経営の健全性・効率性について
経常収支比率は、令和元年度までは110%以上を確保していたが、令和2年度以降は、コロナウイルス感染症の影響により、町内の営業施設の水道使用量が減り、給水収益が大幅に減少した。この為、経常収支比率が下がり、類似団体の平均値より下回ってしまった。一方で、短期的支払能力を示す流動比率は、平成29年度以降は工事費の未払が無くなり、流動負債が減少したため、流動比率は高水準となっている。企業債残高対給水収益比率については、健全かつ計画的な状態で維持・推移している。

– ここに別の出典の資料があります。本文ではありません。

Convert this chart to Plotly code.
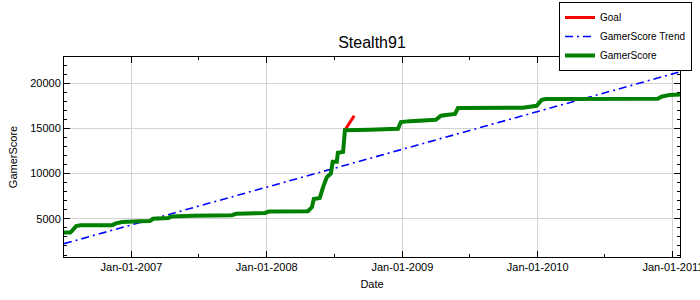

料金回収率については、令和2年度に100%を下回ったが、これは水道料金の2ヶ月無料を実施したため、給水収益が減少し供給単価が下ったためである。今後は耐震化による施設整備を施工していく予定があり、料金改定による収益の改善が課題である。給水原価は、100円台で維持・推移していたが、令和2年度以降は有収水量が減少したため、給水原価が若干上がった。給水原価は、類似団体平均値との比較においても低めに抑えている。施設利用率は加入者が年々減少傾向になっているが、ここ数年は横ばいで推移している。有収率は令和元年度を境に上昇傾向にあるが、70%台で推移しているが、令和3年度には、類似団体平均値よりも上回った。今後も漏水調査等を継続的に行い改善を図り、更なる有収率の向上を図って行く必要がある。
老朽化の状況について
施設全体での減価償却状況は、ほぼ50%台で推移しているが、類似団体平均との比較においても若干、高い数値を示している。一方、管路経年化率及び管路更新率の状況において、管路経年化率は40年以上経過した水道管を対象としているが、令和元年度の配管図の見直しにより、対応年数を超えた配管が年々増加していることが判明した。当町の計画上、配水池耐震化を最優先としているため、しばらくの間は、配水管の布設替工事に着手できないことが課題である。令和3年度に耐震診断結果が報告され現在、配水池耐震化を計画中である。配水池耐震化工事の完成次第、管路の更新を進めて行く予定である。
全体総括
年々、給水収益も下落傾向にあり、また人口の減少といった流れも深刻化している現状の一方で、施設や管路等の設備の維持・更新も計画的に実施していかなければならない中で、このままの推移で続けば、近い将来には費用が収益を逆転する流れの中にあり、料金改定を計画的かつ現実的に検討する時期にあるといえる。